You don’t try to act as if you have their gift, but use your gift as
extensively as you can. The more time
you spend wishing you were like someone else, the more time you waste not using
your gift. And when we do this, God is
dishonored and the church is not ministered to as it should be.
Here’s the Biblical
illustration. Paul says in Gal. 1:7-8
that everyone recognized that Peter was given the responsibility of bringing
the gospel to the Jews and Paul to the Gentiles (which Paul calls a grace in
verse 9), and so Paul went to Gentiles and Peter to the Jews. Now that doesn’t mean that Paul stopped
ministering to Jews; the book of Acts shows that he didn’t. But it also shows that he devoted most of his
efforts towards the Gentiles. Why? Because that is how God had gifted him. In the same way, we don’t have to try to be
what others are or do what others do. We
are to do what we can with the gifts which God has given to us.
Second, it means that we try to
use and refine and grow in the gifts God has given. Let’s say that I am gifted in
leadership. Then I am to devote myself
to using and growing in that gift. If I
am gifted in serving others, I am to devote myself to using and growing in that
gift. If I am gifted in teaching, I am
to devote myself to using and growing in that gift. Again, what that means is that I am to be
wise about the resources of my time and abilities – I need to leverage them for
the use of the gift God has given to me.
As a teacher of the Word, my time needs to be primarily devoted to
studying God’s word and teaching it to others.
It’s what Paul was getting at in his exhortation to Timothy who served
as a pastor in the church (1 Tim. 4:13-16) and to widows who served in the
church (1 Tim. 5:9-10).
Use them properly
This comes across in the gifts
Paul mentions in verses 6 and 8: “if prophesy, [use it] in proportion to our
faith . . . the one who contributes, in generosity; the one who leads, with
zeal; the one who does acts of mercy, with cheerfulness.” In other words, there is a right way and a
wrong way to use our gifts. We are to
use them wisely. To those whom God had
given the gift of prophesy, they were to exercise it in a way that was
consonant with the faith God had given them: they were not to prophesy any
further than they had permission to do so.
If God has given you a heart for giving (and it doesn’t have to be only
the giving of money), then the proper way to use that gift is by giving
generously. If God has given you the
gift of leadership, and you are at the top of the food chain so to speak, then
you may be tempted to squander away your time through lack of
accountability. Don’t do that, the
apostle says, don’t be slack but be zealous in the exercise of your gift. If God has given you the gift of mercy, don’t
show mercy as if it were a burden and give people the impression that they’re a
pain in the neck. No! show mercy with
In other words, we are to use our
gifts in a way that brings the most glory to God and good to his people. Gifts are not given to us for our own
advancement. They are not pedestals for
personal achievement.

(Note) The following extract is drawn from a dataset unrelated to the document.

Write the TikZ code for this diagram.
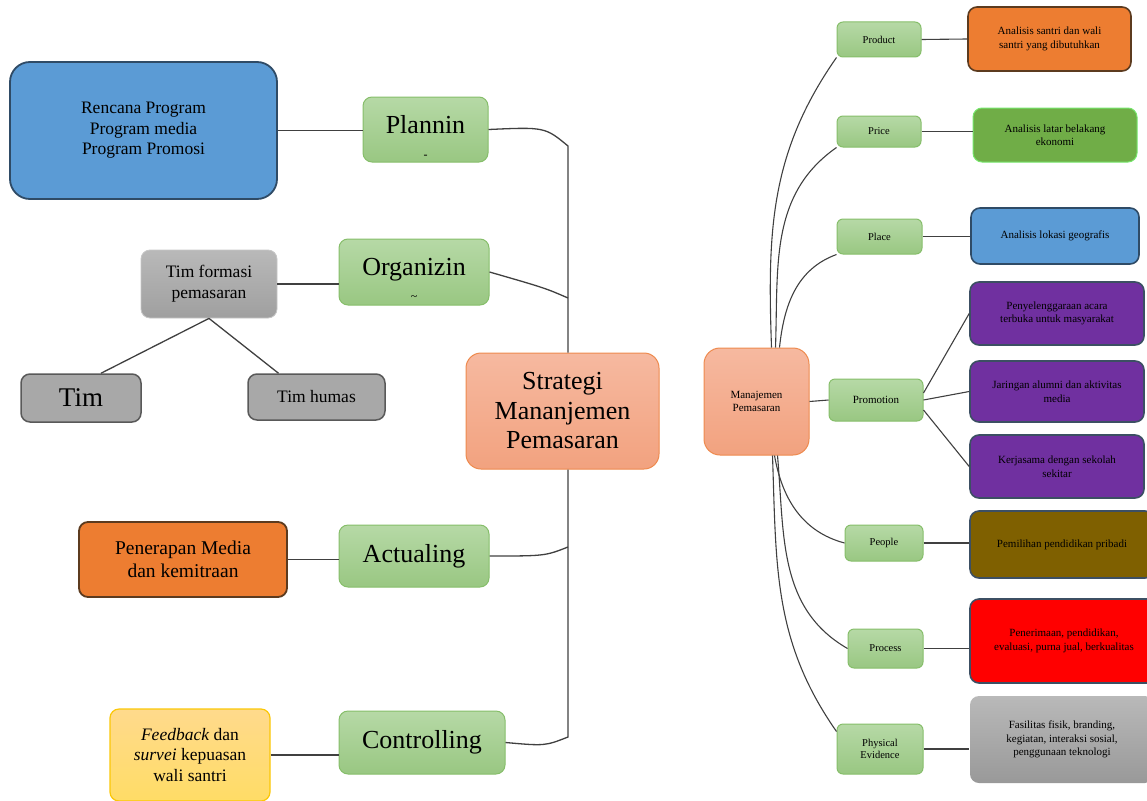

Rather, they are
instruments God has given us to bless others.
We are to use in a way that accomplishes such a purpose and end. If we do, we will use them properly and
rightly and in so doing we will please God, bless others, and find joy in the
service of the Lord.
Let me end on that note. How do you know you have a spiritual
gift? If the exercise of it blesses and
builds up others and I find special joy in the performance of it, then I would
say that is good evidence that you have that particular gift. If you find this to be the case, then don’t
sit on it! Don’t bury your talent, but
go use it for the glory of God and the good of his church.